Reproduce each line from the first in the data through the line that contains "import plotly.graph_objects as go" exactly; give nothing else.
↓↓↓
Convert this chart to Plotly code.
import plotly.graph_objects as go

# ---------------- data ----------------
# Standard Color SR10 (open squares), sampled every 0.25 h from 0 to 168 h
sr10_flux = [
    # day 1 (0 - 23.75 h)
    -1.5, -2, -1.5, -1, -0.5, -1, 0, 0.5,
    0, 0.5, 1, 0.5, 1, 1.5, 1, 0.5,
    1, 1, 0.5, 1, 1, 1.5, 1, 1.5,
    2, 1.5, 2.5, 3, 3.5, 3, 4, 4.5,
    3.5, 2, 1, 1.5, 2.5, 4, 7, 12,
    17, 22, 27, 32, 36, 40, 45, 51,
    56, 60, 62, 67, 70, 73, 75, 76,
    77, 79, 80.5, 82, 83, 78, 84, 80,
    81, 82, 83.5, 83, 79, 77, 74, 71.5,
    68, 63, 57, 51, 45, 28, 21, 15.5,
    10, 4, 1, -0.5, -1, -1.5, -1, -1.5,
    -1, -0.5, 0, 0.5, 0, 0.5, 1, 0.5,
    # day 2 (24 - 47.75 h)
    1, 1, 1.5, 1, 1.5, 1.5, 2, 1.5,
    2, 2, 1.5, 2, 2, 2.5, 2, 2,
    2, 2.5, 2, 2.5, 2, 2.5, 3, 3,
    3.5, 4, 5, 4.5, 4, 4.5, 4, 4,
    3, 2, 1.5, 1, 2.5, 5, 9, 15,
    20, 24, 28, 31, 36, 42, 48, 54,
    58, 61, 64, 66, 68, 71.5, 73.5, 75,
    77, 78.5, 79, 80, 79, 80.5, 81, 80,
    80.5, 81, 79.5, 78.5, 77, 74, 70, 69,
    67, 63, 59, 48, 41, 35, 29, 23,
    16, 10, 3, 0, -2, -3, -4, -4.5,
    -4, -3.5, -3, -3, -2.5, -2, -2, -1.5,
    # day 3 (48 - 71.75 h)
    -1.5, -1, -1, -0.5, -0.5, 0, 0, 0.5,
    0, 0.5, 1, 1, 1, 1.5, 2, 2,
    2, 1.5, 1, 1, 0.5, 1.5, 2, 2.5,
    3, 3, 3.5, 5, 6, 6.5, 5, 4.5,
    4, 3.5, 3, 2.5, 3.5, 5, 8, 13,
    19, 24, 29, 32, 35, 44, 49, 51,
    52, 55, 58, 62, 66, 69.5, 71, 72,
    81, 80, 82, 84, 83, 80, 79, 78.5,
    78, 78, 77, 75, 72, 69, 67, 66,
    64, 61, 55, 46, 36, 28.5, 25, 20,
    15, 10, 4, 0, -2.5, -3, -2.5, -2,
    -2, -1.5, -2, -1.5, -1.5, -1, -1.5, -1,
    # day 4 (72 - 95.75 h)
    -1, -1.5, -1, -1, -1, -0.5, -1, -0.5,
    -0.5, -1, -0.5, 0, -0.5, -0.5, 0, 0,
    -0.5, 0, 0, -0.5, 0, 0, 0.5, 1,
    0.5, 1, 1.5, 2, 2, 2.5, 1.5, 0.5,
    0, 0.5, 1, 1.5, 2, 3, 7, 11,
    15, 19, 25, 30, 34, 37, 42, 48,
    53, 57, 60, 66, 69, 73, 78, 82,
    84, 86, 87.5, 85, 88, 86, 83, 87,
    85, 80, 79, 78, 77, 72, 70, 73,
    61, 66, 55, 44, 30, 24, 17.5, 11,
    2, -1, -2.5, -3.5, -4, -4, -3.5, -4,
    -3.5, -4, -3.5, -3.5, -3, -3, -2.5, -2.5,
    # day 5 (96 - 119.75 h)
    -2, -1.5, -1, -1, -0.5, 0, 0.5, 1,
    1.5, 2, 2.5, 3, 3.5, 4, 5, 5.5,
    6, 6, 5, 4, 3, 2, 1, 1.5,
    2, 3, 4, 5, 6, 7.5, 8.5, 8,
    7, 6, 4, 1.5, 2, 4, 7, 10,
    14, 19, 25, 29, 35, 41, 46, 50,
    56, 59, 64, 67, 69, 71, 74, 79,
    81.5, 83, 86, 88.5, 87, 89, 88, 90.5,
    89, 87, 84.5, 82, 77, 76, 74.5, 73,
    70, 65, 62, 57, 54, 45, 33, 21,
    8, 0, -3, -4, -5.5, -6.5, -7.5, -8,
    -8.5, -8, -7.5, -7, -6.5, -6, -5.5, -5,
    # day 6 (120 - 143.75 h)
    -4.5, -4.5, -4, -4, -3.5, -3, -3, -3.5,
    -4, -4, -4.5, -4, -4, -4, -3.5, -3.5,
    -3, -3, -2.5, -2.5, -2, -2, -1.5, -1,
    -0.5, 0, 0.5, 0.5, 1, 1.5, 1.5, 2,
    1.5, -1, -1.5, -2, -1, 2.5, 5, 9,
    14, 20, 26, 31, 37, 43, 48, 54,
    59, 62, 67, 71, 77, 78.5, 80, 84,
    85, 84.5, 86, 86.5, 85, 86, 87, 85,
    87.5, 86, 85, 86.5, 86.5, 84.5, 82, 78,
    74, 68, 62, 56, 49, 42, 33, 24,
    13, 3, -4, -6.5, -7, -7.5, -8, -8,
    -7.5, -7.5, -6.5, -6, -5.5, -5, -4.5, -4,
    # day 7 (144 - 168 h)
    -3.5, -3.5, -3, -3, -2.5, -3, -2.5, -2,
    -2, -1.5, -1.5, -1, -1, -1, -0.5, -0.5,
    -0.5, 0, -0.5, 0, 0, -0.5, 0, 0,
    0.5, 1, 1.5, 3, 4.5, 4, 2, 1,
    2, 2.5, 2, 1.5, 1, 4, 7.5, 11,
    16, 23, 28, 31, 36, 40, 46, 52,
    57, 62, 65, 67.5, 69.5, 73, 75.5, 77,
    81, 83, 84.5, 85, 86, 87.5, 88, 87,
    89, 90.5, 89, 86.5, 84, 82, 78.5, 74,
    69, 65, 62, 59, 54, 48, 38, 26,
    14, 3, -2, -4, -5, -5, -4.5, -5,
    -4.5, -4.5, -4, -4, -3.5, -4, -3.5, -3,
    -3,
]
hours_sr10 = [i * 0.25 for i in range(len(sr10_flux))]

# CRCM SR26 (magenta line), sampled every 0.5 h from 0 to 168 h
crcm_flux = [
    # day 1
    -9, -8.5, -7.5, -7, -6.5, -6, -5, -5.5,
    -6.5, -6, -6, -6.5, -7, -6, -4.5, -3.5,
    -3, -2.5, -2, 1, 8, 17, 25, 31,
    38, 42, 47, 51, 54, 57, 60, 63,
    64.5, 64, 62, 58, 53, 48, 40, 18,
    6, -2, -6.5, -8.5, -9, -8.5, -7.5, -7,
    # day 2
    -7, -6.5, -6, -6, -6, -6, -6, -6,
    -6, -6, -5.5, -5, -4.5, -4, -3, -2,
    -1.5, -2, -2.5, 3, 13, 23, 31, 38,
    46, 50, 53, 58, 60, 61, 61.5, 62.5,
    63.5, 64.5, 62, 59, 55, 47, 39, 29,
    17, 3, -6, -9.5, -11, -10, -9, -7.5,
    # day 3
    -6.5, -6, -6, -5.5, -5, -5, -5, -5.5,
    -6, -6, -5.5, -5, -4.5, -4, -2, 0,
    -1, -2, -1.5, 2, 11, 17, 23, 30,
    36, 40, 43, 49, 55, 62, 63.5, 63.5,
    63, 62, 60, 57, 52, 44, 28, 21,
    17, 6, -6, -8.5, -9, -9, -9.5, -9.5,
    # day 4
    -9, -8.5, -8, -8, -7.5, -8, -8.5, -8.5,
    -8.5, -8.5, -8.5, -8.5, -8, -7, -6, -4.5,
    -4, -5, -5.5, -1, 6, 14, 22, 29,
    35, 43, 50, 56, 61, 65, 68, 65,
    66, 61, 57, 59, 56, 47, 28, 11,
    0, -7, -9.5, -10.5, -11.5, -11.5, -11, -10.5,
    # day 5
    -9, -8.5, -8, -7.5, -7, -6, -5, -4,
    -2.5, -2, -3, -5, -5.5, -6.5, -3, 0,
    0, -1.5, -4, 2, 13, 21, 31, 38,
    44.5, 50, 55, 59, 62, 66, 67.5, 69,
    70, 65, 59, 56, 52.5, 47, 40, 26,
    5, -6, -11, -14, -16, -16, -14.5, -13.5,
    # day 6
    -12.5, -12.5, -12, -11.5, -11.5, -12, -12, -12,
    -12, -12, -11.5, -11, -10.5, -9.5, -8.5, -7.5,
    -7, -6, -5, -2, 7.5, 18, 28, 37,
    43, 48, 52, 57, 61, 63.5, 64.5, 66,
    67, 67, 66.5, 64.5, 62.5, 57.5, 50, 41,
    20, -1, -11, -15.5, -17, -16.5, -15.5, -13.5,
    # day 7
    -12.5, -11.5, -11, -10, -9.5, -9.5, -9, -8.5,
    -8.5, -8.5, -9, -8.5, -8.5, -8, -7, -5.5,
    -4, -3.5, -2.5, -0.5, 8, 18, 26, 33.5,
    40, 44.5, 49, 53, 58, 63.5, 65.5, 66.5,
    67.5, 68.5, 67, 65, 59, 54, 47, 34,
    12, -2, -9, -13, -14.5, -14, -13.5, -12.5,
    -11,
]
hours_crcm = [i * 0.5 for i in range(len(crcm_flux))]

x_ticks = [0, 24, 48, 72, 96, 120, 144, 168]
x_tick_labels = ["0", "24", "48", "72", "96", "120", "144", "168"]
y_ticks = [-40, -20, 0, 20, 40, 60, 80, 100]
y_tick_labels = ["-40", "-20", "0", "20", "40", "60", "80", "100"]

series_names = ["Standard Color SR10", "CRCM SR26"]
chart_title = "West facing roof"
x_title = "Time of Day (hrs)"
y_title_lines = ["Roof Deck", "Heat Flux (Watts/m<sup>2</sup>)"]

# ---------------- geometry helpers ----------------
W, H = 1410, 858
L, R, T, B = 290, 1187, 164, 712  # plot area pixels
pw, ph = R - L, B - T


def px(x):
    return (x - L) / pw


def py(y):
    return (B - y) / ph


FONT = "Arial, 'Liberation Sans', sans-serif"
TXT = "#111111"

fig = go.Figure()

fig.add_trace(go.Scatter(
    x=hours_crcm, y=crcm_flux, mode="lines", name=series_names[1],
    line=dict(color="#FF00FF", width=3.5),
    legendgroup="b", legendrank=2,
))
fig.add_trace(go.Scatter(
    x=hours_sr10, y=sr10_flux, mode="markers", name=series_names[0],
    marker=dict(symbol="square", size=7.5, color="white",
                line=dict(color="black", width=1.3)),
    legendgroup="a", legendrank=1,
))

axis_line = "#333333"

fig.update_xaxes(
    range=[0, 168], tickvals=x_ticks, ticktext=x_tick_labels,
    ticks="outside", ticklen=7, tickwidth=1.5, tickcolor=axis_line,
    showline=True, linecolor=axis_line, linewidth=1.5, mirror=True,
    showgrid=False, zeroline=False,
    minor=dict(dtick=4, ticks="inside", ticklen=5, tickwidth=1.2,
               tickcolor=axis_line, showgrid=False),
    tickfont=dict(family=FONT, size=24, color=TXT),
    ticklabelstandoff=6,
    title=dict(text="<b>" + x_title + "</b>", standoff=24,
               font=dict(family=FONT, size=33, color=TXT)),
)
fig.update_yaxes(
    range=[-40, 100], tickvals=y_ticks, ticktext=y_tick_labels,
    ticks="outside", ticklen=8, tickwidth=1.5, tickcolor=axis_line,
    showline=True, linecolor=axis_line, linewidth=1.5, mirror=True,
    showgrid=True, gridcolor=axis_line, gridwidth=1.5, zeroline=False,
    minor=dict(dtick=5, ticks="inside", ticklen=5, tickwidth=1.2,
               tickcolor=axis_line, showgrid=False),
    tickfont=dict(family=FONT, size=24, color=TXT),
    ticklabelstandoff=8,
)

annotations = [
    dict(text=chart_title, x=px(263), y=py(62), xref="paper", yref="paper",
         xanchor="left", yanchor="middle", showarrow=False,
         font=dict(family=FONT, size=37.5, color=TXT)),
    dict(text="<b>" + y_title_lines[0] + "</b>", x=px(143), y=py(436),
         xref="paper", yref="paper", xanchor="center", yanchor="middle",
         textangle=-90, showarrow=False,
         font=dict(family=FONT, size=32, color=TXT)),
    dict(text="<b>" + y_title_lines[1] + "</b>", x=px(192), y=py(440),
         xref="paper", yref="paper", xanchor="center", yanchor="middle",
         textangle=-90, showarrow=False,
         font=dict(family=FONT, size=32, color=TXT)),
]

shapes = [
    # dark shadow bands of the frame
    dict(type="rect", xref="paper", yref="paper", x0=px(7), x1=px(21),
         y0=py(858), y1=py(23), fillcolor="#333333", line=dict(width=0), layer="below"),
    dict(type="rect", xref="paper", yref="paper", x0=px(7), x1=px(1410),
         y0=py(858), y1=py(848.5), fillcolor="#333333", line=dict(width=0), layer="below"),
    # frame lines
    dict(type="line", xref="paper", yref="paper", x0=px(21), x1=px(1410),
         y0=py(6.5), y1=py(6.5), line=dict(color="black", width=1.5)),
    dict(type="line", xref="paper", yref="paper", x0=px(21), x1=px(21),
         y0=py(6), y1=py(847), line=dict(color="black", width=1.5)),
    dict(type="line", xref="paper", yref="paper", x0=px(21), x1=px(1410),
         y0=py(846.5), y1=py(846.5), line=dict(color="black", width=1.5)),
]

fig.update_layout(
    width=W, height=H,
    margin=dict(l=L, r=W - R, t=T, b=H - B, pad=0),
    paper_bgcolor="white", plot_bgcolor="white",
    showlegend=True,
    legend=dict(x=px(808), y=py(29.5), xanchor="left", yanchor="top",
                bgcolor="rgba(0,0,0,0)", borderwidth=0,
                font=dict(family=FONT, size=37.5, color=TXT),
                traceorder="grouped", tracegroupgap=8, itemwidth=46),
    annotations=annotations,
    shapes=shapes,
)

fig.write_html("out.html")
↑↑↑
## [Output for this exercise]
Convert this chart to Plotly code.
import plotly.graph_objects as go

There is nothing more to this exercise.